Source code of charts
[start]

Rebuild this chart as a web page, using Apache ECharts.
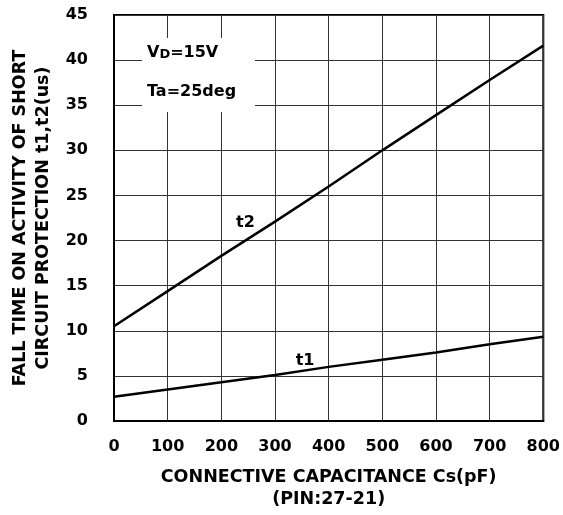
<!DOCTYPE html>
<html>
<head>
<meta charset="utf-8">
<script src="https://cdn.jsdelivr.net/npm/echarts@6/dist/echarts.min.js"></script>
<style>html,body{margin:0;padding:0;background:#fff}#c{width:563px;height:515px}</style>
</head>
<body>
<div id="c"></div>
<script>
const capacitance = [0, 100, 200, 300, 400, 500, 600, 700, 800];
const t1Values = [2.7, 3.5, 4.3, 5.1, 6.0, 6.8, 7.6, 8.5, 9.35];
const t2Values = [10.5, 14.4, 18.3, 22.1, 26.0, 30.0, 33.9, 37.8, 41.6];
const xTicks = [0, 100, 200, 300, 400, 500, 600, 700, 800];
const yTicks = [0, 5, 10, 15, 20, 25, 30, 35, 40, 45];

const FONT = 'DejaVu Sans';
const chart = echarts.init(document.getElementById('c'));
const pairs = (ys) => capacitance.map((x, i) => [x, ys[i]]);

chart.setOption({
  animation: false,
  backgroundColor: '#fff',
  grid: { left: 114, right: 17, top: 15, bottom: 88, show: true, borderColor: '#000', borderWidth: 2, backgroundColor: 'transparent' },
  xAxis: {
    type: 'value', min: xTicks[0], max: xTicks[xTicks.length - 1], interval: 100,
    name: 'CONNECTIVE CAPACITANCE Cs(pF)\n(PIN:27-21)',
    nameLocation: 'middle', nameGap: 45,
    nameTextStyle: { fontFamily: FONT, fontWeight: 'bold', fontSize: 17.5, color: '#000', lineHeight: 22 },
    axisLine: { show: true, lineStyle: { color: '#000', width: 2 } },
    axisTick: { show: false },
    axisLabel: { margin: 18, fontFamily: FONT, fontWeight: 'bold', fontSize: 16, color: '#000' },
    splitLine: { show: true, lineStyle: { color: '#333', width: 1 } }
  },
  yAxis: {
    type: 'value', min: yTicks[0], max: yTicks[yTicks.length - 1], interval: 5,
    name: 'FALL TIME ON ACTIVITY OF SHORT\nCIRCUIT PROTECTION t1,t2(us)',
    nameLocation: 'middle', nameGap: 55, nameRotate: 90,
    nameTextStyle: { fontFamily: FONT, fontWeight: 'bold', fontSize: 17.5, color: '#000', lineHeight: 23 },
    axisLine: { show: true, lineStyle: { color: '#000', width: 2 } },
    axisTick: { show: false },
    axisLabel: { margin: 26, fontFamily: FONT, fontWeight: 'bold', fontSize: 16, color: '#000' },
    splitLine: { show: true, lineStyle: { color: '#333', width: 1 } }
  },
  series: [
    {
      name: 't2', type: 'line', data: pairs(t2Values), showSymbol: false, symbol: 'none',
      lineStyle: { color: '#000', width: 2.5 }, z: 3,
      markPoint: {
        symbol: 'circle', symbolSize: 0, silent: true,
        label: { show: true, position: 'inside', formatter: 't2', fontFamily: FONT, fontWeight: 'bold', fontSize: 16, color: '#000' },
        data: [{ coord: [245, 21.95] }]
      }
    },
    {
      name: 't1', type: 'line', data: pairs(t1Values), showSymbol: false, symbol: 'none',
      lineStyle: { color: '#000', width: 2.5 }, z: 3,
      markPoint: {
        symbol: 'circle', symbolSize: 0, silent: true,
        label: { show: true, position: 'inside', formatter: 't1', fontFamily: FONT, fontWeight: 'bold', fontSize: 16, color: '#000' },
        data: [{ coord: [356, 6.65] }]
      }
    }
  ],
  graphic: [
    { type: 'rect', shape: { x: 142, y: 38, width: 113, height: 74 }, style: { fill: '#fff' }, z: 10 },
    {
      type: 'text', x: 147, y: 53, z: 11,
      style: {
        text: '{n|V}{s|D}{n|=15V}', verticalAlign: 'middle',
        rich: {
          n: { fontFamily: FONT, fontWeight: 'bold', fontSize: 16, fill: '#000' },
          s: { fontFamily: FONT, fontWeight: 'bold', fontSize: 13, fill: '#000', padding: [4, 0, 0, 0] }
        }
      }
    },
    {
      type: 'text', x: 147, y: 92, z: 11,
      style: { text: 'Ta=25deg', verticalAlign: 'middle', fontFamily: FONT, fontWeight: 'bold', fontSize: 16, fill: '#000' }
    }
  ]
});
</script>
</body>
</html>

[end]
[start]

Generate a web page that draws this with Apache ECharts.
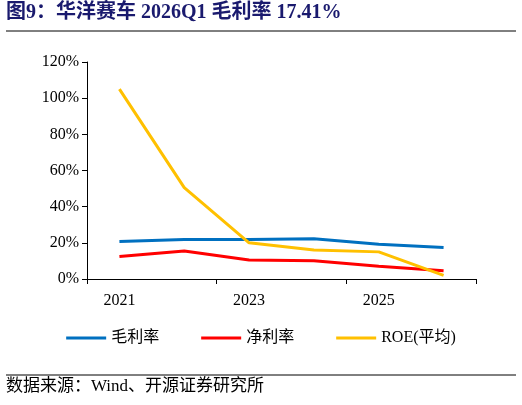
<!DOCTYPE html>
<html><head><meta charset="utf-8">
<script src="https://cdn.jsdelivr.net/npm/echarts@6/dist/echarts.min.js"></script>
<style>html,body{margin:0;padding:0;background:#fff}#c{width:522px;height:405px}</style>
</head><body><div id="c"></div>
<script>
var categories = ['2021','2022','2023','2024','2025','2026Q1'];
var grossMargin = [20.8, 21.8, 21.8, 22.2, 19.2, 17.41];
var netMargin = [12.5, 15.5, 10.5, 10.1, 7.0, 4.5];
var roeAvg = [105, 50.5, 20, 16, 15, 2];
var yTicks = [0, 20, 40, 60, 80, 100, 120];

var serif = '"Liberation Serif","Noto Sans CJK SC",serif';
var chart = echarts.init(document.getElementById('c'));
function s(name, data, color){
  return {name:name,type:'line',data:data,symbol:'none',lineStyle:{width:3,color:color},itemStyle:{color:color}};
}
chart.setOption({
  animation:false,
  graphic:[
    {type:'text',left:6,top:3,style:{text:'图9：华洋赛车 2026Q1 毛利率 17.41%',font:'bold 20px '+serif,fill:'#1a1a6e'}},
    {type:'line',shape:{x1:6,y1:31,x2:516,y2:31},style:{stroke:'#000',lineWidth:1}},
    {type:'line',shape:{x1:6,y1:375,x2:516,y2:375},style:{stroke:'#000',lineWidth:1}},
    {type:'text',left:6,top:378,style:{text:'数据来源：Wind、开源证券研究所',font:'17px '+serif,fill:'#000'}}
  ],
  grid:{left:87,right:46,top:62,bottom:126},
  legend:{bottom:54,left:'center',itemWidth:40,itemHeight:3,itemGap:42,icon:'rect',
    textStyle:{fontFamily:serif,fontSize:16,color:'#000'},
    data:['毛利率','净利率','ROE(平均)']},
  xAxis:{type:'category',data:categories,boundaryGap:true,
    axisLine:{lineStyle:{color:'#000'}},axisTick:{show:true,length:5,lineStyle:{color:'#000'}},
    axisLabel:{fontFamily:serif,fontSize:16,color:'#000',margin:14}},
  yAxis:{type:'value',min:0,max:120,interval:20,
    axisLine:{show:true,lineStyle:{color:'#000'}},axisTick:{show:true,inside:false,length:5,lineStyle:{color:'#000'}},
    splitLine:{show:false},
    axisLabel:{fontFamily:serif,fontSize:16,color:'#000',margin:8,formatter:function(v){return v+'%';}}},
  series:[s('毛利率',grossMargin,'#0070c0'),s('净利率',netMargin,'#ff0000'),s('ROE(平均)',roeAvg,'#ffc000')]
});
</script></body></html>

[end]

→ Exercise
Make an exact copy of the lines from the one containing "Generate a web" to the one containing "var yTicks = [0, 20, 40, 60, 80, 100, 120];", keeping both and leaving out every picture.

→ Answer to this exercise
Generate a web page that draws this with Apache ECharts.
<!DOCTYPE html>
<html><head><meta charset="utf-8">
<script src="https://cdn.jsdelivr.net/npm/echarts@6/dist/echarts.min.js"></script>
<style>html,body{margin:0;padding:0;background:#fff}#c{width:522px;height:405px}</style>
</head><body><div id="c"></div>
<script>
var categories = ['2021','2022','2023','2024','2025','2026Q1'];
var grossMargin = [20.8, 21.8, 21.8, 22.2, 19.2, 17.41];
var netMargin = [12.5, 15.5, 10.5, 10.1, 7.0, 4.5];
var roeAvg = [105, 50.5, 20, 16, 15, 2];
var yTicks = [0, 20, 40, 60, 80, 100, 120];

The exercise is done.